According to CBS, Tou Thao, Thomas Lane and J. Alexander Kueng all face aiding and abetting second-degree unintentional murder, as well as aiding and abetting second-degree manslaughter.

They are the three other officers who were directly involved in the arrest that lead to the death of George Floyd.

Derek Chauvin, the officer who drove his knee into the back of Floyd’s neck for more than eight minutes, had his charged upped to 2nd degree murder on Wednesday as well.

KOLR10 spoke to some of those who have been part of the movement against racial injustices and police brutality locally to get their reaction to the news.

One man helping organize protests is longtime Springfield resident Larry Flenoid II. He says Wednesday’s news gave some sense of justice, but they will still fight for change across the board.

“The movement that we’re building here in Springfield – although it started with George Floyd it’s going to end with equality and inclusion,” says Flenoid II.  “For us here locally, it changes it a little bit, but it doesn’t change the bigger picture. As far as like legislation towards policing. Those are the ones that are sworn to protect and serve the community. So when they break the laws, or beat a person with police brutality, we think they should get some of the harshest penalties.”

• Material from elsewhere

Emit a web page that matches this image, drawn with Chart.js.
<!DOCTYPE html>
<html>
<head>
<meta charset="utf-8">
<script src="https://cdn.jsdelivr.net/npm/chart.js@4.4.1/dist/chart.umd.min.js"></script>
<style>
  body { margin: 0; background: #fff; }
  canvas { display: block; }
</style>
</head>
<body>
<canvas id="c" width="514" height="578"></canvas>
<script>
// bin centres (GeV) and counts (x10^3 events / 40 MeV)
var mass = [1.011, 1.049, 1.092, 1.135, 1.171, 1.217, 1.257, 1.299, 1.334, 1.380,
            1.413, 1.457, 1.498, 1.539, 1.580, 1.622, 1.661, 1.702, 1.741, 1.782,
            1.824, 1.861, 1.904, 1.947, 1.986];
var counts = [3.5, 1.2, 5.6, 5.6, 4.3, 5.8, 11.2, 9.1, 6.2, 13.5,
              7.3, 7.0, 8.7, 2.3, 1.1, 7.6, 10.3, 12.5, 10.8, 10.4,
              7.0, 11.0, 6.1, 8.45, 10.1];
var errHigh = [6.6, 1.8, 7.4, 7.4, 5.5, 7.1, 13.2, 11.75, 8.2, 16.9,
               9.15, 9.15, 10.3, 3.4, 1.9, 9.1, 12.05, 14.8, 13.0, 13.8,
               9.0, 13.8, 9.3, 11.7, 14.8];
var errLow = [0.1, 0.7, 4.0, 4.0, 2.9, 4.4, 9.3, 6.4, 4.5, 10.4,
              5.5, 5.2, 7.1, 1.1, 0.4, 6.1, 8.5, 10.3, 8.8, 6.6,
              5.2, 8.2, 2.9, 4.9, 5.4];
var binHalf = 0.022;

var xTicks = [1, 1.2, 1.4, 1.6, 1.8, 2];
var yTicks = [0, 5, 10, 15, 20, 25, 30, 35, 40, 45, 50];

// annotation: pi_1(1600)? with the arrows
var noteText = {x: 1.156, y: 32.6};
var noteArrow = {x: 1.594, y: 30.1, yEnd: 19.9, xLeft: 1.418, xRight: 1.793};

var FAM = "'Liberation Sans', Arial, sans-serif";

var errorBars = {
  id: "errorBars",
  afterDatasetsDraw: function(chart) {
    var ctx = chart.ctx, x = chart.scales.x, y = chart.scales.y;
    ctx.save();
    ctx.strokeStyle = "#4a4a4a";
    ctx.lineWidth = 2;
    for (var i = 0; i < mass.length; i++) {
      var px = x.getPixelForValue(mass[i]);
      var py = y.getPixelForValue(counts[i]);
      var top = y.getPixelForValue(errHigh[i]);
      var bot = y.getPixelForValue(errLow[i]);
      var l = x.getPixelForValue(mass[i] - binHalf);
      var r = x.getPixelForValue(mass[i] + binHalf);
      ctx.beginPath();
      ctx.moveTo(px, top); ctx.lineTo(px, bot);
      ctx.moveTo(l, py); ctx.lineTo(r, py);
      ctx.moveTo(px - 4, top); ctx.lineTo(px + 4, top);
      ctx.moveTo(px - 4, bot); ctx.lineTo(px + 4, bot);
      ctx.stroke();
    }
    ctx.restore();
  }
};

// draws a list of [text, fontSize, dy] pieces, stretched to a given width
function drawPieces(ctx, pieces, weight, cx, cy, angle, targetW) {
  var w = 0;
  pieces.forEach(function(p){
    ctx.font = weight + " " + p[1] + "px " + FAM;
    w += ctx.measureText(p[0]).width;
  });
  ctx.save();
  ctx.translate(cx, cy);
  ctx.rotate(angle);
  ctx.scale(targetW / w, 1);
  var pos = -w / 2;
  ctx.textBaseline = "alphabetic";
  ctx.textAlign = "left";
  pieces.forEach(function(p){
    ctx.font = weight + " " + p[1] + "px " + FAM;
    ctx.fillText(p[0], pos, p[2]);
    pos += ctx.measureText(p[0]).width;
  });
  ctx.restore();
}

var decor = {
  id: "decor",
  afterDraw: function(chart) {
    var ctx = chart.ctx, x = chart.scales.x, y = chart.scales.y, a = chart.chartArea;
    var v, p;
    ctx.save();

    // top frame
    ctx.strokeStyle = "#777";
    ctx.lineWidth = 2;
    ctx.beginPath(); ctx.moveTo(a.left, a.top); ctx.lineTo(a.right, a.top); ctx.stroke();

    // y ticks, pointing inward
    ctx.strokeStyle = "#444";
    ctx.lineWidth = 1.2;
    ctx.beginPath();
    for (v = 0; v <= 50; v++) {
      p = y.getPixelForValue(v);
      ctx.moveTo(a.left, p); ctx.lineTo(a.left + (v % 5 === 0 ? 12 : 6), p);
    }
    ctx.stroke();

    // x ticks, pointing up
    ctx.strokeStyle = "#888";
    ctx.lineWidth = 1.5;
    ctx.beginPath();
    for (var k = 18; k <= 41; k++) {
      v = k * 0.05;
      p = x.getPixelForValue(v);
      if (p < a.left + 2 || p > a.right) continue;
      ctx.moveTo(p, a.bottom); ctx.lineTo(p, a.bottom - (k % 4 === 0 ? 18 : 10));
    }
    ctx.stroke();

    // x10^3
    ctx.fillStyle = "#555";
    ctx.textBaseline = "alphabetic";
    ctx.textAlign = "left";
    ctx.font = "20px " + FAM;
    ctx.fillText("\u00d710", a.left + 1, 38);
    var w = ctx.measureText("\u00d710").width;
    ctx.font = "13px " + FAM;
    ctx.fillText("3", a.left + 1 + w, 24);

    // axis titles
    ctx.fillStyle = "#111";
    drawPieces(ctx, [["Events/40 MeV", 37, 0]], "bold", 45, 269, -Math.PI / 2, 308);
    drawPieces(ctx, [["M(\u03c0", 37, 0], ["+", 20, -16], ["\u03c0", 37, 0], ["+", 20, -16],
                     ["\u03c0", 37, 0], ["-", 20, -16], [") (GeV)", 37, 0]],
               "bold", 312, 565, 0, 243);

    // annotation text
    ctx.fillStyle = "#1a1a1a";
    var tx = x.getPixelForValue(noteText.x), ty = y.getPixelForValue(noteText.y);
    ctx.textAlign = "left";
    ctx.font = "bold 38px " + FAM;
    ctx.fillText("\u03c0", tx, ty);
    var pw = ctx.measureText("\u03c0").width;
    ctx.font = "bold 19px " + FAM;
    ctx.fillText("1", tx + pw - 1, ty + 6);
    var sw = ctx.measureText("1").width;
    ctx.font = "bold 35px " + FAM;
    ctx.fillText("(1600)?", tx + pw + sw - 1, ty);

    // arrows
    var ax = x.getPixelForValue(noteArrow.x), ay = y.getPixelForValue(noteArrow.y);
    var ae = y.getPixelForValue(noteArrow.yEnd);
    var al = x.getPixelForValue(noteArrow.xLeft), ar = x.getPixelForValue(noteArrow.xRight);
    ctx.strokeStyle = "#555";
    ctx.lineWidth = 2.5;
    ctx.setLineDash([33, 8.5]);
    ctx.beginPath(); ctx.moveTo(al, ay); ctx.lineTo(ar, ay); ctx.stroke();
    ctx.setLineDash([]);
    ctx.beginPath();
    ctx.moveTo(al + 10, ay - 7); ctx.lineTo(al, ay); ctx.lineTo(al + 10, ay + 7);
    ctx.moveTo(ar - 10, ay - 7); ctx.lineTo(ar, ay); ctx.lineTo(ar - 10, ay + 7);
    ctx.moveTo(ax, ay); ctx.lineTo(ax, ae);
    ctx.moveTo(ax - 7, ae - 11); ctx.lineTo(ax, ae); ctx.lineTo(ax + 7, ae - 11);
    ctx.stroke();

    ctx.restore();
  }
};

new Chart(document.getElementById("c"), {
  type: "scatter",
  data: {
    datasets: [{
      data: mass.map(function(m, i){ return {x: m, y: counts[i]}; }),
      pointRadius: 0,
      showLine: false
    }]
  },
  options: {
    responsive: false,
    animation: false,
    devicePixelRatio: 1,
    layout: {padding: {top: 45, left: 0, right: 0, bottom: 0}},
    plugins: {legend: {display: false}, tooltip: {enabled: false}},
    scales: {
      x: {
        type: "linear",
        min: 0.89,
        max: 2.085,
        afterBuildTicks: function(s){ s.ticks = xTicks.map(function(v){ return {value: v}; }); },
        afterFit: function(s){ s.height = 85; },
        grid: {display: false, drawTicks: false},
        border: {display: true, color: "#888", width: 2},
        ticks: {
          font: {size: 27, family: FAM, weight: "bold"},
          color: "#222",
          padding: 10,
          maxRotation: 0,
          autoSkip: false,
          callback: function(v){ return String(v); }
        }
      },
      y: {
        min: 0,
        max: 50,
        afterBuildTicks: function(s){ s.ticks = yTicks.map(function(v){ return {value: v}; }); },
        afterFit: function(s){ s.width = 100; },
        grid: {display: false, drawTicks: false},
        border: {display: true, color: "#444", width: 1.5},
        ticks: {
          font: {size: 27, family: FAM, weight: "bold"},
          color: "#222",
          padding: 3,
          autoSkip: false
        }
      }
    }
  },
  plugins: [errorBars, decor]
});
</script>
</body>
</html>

Flenoid II says the change they want to make starts with peaceful protesting. He says they want to prove those wrong who have been stereotyping them as things like “thugs”.

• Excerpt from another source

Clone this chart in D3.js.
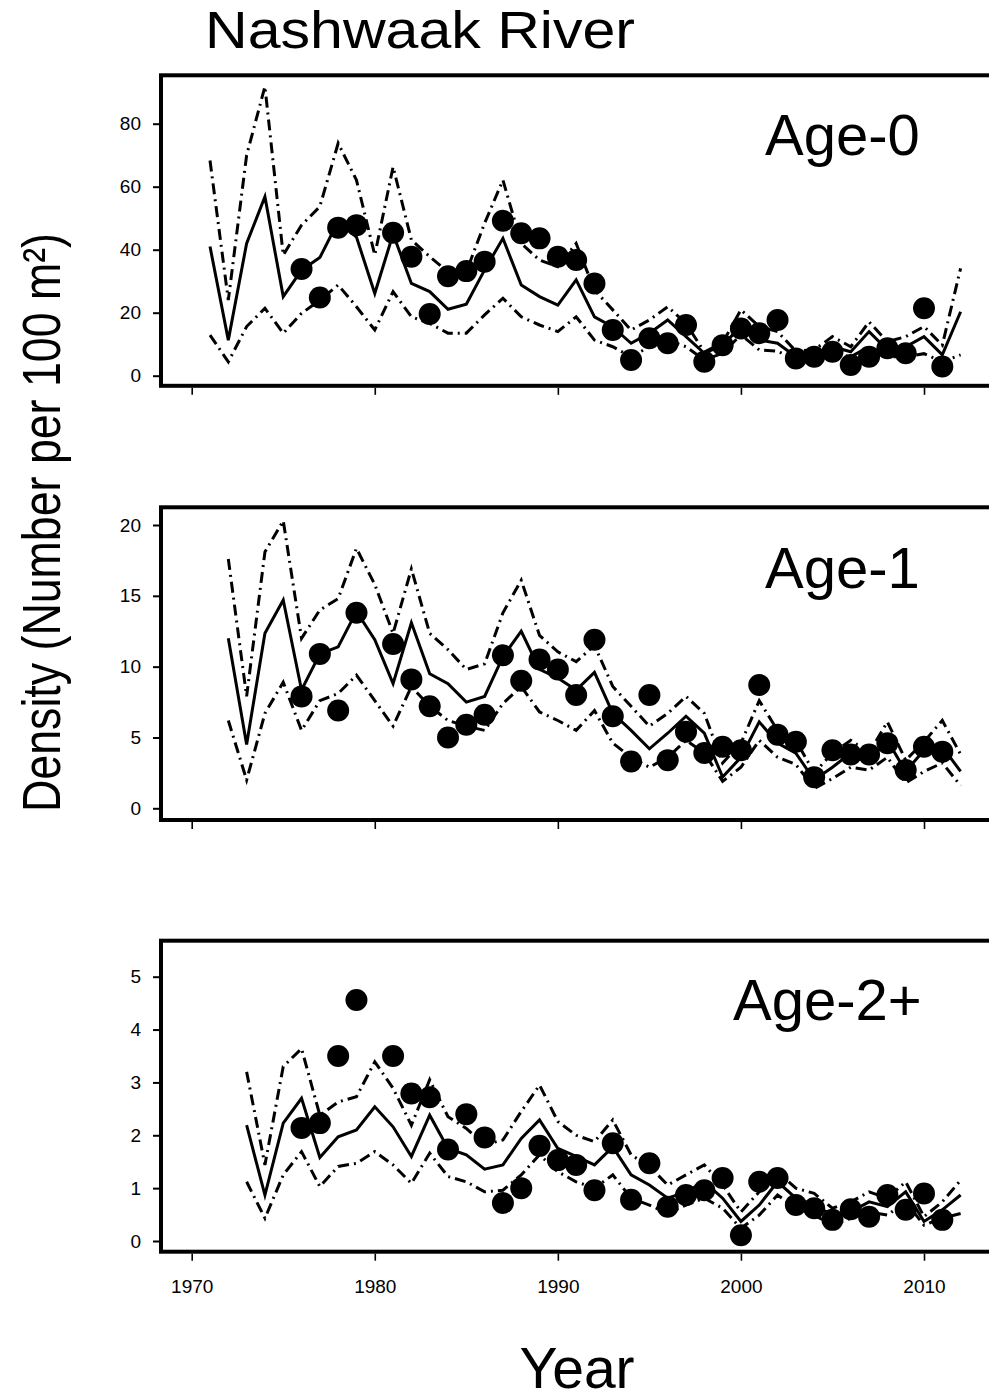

“We don’t want to tear up our own community. We love this community. If we didn’t love this community we wouldn’t be fighting so hard to try and progress it,” says Flenoid II.

That mentality trickles down to the younger activists, like Ra Calloway, 21. He and his friends Seth Lee, 18, and Isaiah Burnett, 18, have been making an effort to rally the youth.

“A lot of people try to write us off before we even go and do anything and they start calling us ‘rioters’ and they think we’re going to loot Springfield,” Calloway says.

Calloway extends an open invitation to those in power to join them in protests planned this weekend.

“The legislators, these councilmen and all these people – I want to see them out here with us. Most of these young people don’t know your faces. They don’t know who you are. They don’t know what you can and can’t do. If you came down here and spoke to us, you told us face to face that you care about us and that you’ll do what you need to do to make this problem go away – I would have much more respect,” Calloway explains.  

Among future demonstrations is a protest planned for Saturday, June 6 at the Downtown Square.

Flenoid, who plans to give a speech around 3:15 pm, says one of the biggest goals is to make sure people also make their voices heard at the polls.

He says they have been making an effort to get protestors registered at their events.